The Court: If Mrs. Sanger will state publicly and openly that she will be a law-abiding citizen without any qualifications whatsoever, this Court is prepared to exercise the highest degree of leniency.
The Defendant: I’d like to have it understood by the gentlemen of the Court that the offer of leniency is very kind and I appreciate it very much. It is with me not a question of personal imprisonment or personal disadvantage. I am today and always have been more concerned with changing the law regardless of what I have to undergo to have it done.
The Court: Then I take it that you are indifferent about this matter entirely.
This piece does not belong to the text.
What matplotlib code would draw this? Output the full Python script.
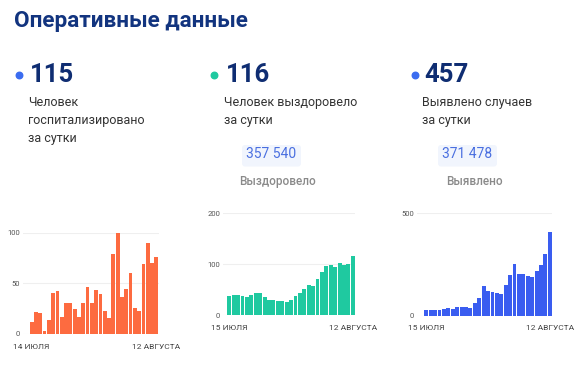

The Defendant: No, I am not indifferent. I am indifferent as to the personal consequences to myself, but I am not indifferent to the cause and the influence which can be attained for the cause.
The Court: Since you are of that mind, am I to infer that you intend to go on in this matter, violating the law, irrespective of the consequences?
The Defendant: I haven’t said that. I said I am perfectly willing not to violate Section 1142—pending the appeal.
Justice Herrmann: The appeal has nothing to do with it. Either you do or you don’t.
The Court: (to Mr. Goldstein) What is the use of beating around the bush? You have communicated to me in my chambers the physical condition of your client, and you told me that this woman would respect the law. This law was not made by us. We are simply here to judge the case. We harbor no feeling against Mrs. Sanger. We have nothing to do with her beliefs, except in so far as she carries those beliefs into practice and violates the law. But in view of your statement that you intend to prosecute this appeal and make a test case out of this and in view of the fact that we are to regard her as a first offender, surely we want to temper justice with mercy and that’s all we are trying to do. And we ask her, openly and above board, “Will you publicly declare that you will respect the law and not violate it?” and then we get an answer with a qualification. Now, what can the prisoner at the bar for sentence expect? I don’t know that a prisoner under such circumstances is entitled to very much consideration after all.
The Court: (to the Defendant) We don’t want you to do impossible things, Mrs. Sanger, only the reasonable thing and that is to comply with this law as long as it remains the law. It is the law for you, it is the law for me, it is the law for all of us until it is changed; and you know what means and avenues are open to you to have it changed, and they are lawful ways. You may prosecute these methods, and no one can find fault with you. If you succeed in changing the law, well and good. If you fail, then you have to bow in submission to the majority rule.
The Defendant: It is just the chance, the opportunity to test it.